Peter Krempa pkrempa at redhat.com
Tue Nov 22 14:08:43 UTC 2022


From: Shaleen Bathla <shaleen.bathla at oracle.com>

Use of qemuDomainValidateVcpuInfo in the helpers for hotplug and unplug
of vCPUs can lead to spurious errors reported such as:

  internal error: qemu didn't report thread id for vcpu 'XX'"

The reason for this is that qemuDomainValidateVcpuInfo validates the
state of all vCPUs against the expected state of vCPUs.
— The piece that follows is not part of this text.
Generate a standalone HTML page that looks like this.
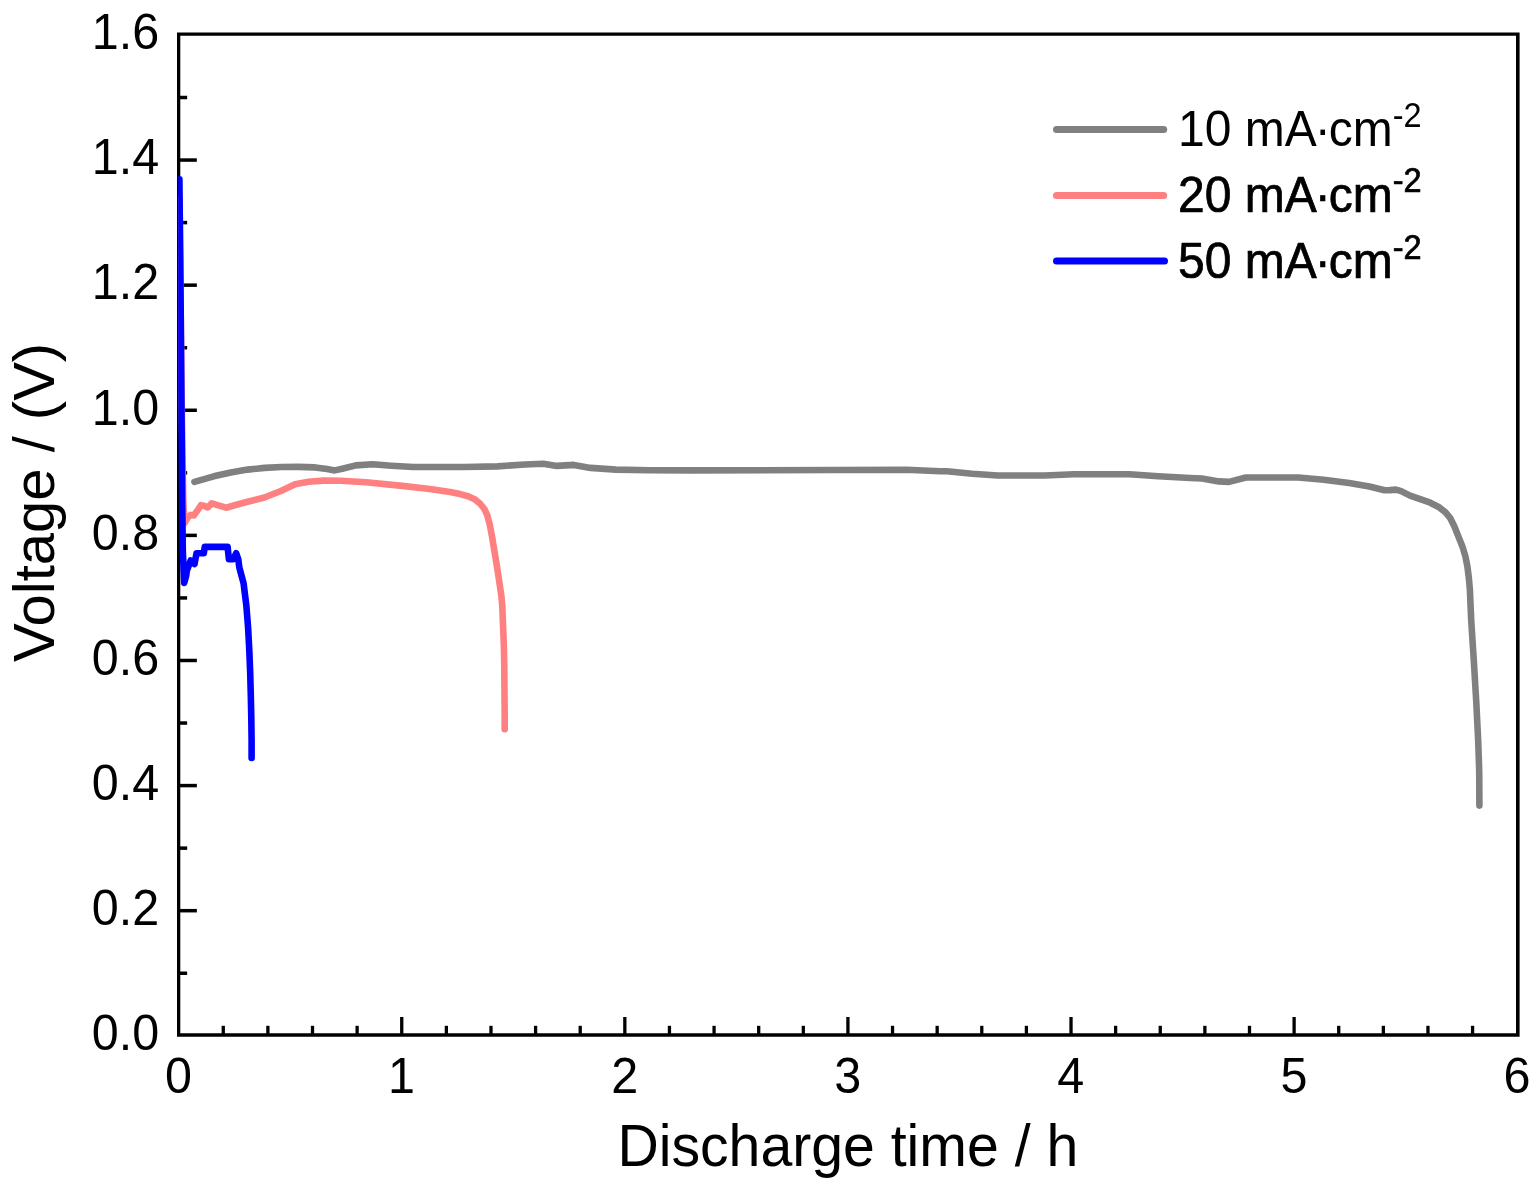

If an unplug
operation completed before libvirt was unable to process it yet the
expected state could not reflect the current state.

To avoid spurious errors the qemuDomainHotplugAddVcpu and
qemuDomainRemoveVcpu functions are modified to do localized validation
only for the vCPUs they actually modify.

We also now ensure that the cgroups are modified before bailing out on
error for any vCPUs which passed validation.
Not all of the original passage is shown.